By: Shazia Yousuf
Mankind, a marvelous creation of God gifted with wisdom and knowledge, is a free soul, capable of doubt and disobedience. God’s gift, the free will or the freedom to choose, is the basic differentiating factor that raises man above all other creations. Whatever good that comes to us has already been given to us by God. Whatever misfortune comes our way is our own doing. With the ability to use the power of wisdom, the inner divine guidance, and disobedience, it is up to us to smoothly tread the path predestined by the Divine being or to go astray.
According to Neale Donald Walsch:
“You are what you experience. You experience what you express. You express what you have to express. You have what you grant yourself”.
Predestination, in some ways could actually be the fate or in other words, what has been destined for us by the Divine being. Does this mean that whatever happens to us has already been decided? Then what’s the point of free will? When everything is predestined, then why is it said that the Divine being has given us the freedom to choose? Is this really freedom or has mankind been restricted by predestination?
A verse from the Quran:
“Whatever misfortune strikes you is what your right hand has earned”
quite clearly reveals that it is up to us to choose whatever comes our way by making use of the divine gift of free will in an appropriate way.
Yet another verse:
“God misleads and directs as He chooses”
makes us feel that it is totally against the concept of free will. This “Free will” versus “Predestination” gets really mind boggling!
In fact, it may make one wonder that humans are powerless! Everything that happens whether it is good or evil, positive or negative, is all God’s prerogative. Poor human has no role to play in the course that life takes. He is just a puppet obeying all that has been destined for him! Then why should there be a concept of reward or punishment?
If we look closely, this verse in essence emphasizes the fact that those who are able to invoke their inner divine guidance are eventually directed on the correct path predestined by the Divine being.
As explained in “The Confessions of Al Ghazali”, the light of the Divine guidance is present throughout. God sheds it in the hearts of those who open up their hearts by detaching themselves from this world of illusion and drawing themselves closer to the eternal world which is the true destination. Man has to ceaselessly make effort to receive that light, which God sheds when He finds earnestness of the seeker’s desire for the Divine guidance. This does not in any way mean that God is waiting to see that earnestness. Through predefined system, that light begins to glow within the hearts of those who are able to achieve that state.

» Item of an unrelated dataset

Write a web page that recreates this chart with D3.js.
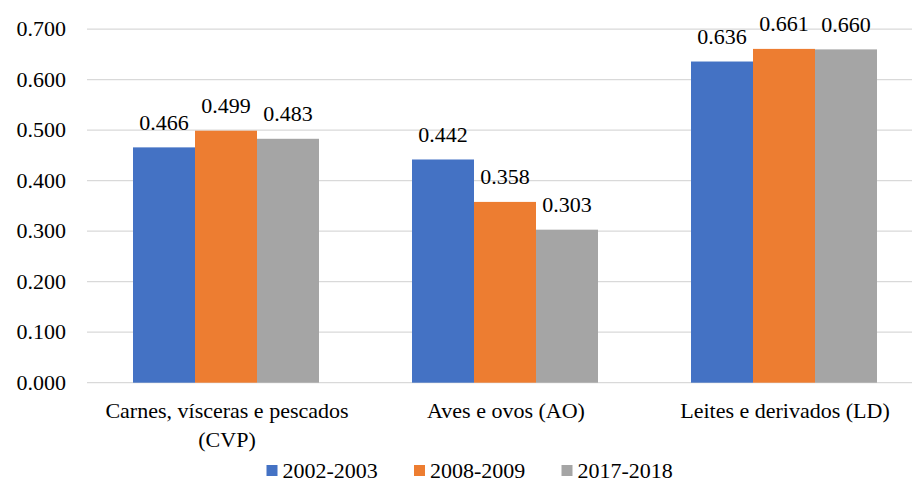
<!DOCTYPE html>
<html>
<head>
<meta charset="utf-8">
<script src="https://cdn.jsdelivr.net/npm/d3@7.9.0/dist/d3.min.js"></script>
<style>
  text, tspan { font-family: "Liberation Serif", serif !important; }
</style>
</head>
<body style="margin:0">
<svg width="912" height="482"></svg>
<script>
const categories = [["Carnes, vísceras e pescados", "(CVP)"], ["Aves e ovos (AO)"], ["Leites e derivados (LD)"]];
const series = ["2002-2003", "2008-2009", "2017-2018"];
const values2002 = [0.466, 0.442, 0.636];
const values2008 = [0.499, 0.358, 0.661];
const values2017 = [0.483, 0.303, 0.660];
const yTicks = [0, 0.1, 0.2, 0.3, 0.4, 0.5, 0.6, 0.7];
const colors = ["#4472C4", "#ED7D31", "#A5A5A5"];

const allValues = [values2002, values2008, values2017];
const FONT = "'Liberation Serif', serif";
const svg = d3.select("svg");

const x0 = d3.scaleBand()
  .domain(d3.range(categories.length))
  .range([86.5, 923.5])
  .paddingInner(1 / 3)
  .paddingOuter(1 / 6);

const x1 = d3.scaleBand()
  .domain(d3.range(series.length))
  .range([0, x0.bandwidth()]);

const y = d3.scaleLinear().domain([0, 0.7]).range([382.7, 29.2]);

// gridlines
svg.append("g").selectAll("line")
  .data(yTicks)
  .join("line")
  .attr("x1", 87).attr("x2", 912)
  .attr("y1", d => y(d)).attr("y2", d => y(d))
  .attr("stroke", "#d9d9d9").attr("stroke-width", 1.3);

// y labels
svg.append("g").selectAll("text")
  .data(yTicks)
  .join("text")
  .attr("x", 66).attr("y", d => y(d))
  .attr("dy", "0.33em")
  .attr("text-anchor", "end")
  .style("font-family", FONT)
  .style("font-size", "22px")
  .text(d => d.toFixed(3));

// bars
const groups = svg.append("g").selectAll("g")
  .data(categories.map((c, i) => i))
  .join("g")
  .attr("transform", i => `translate(${x0(i)},0)`);

groups.selectAll("rect")
  .data(i => allValues.map((vals, s) => ({ s, v: vals[i] })))
  .join("rect")
  .attr("x", d => x1(d.s))
  .attr("width", x1.bandwidth())
  .attr("y", d => y(d.v))
  .attr("height", d => y(0) - y(d.v))
  .attr("fill", d => colors[d.s]);

groups.selectAll("text")
  .data(i => allValues.map((vals, s) => ({ s, v: vals[i] })))
  .join("text")
  .attr("x", d => x1(d.s) + x1.bandwidth() / 2)
  .attr("y", d => y(d.v) - 17.5)
  .attr("text-anchor", "middle")
  .style("font-family", FONT)
  .style("font-size", "22px")
  .attr("fill", "#000")
  .text(d => d.v.toFixed(3));

// category labels
const cat = svg.append("g").selectAll("text")
  .data(categories)
  .join("text")
  .attr("x", (d, i) => x0(i) + x0.bandwidth() / 2 + 1)
  .attr("y", 418)
  .attr("text-anchor", "middle")
  .style("font-family", FONT)
  .style("font-size", "22px");
cat.selectAll("tspan")
  .data(d => d)
  .join("tspan")
  .attr("x", function () { return d3.select(this.parentNode).attr("x"); })
  .attr("dy", (d, j) => j === 0 ? 0 : 28.5)
  .text(d => d);

// legend
const legendX = [266.5, 414, 561.5];
const leg = svg.append("g").selectAll("g")
  .data(series)
  .join("g")
  .attr("transform", (d, i) => `translate(${legendX[i]},0)`);
leg.append("rect")
  .attr("x", 0).attr("y", 465)
  .attr("width", 11).attr("height", 11)
  .attr("fill", (d, i) => colors[i]);
leg.append("text")
  .attr("x", 16).attr("y", 478)
  .style("font-family", FONT)
  .style("font-size", "22px")
  .text(d => d);
</script>
</body>
</html>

In order to understand this concept of Predestination and free will, we need to focus on the bigger picture. The beginning and the end, and the major milestones have been predestined. The remaining parameters are left to be handled or mishandled, by the permission of God. Man has been given the freedom to choose, by His will. So, making life heaven or hell is up to mankind!
Rumi has narrated this concept in the form of a story in his Mathnavi.
A man, who sees Israel (the angel of death) comes running to Solomon’s hall of justice. Upon inquiring, he tells Solomon about the angry gaze that Israel gave him and requested Solomon to use his special powers to send him to Hindustan. Solomon grants his wish.
The next morning, Solomon inquired Israel why he looked at that person with anger. Israel replied, that God had commanded him to take that person’s spirit yesterday in Hindustan. Israel was only wondering how that would be possible!
That which was predestined happened, but how it happened and the distress it created, was actually the choice of that man.
Pride of self negates the true effect of free will. However, aligning ourselves with Divinity smoothly leads us to the course that has been destined for us.
Both predestination and free will exist simultaneously!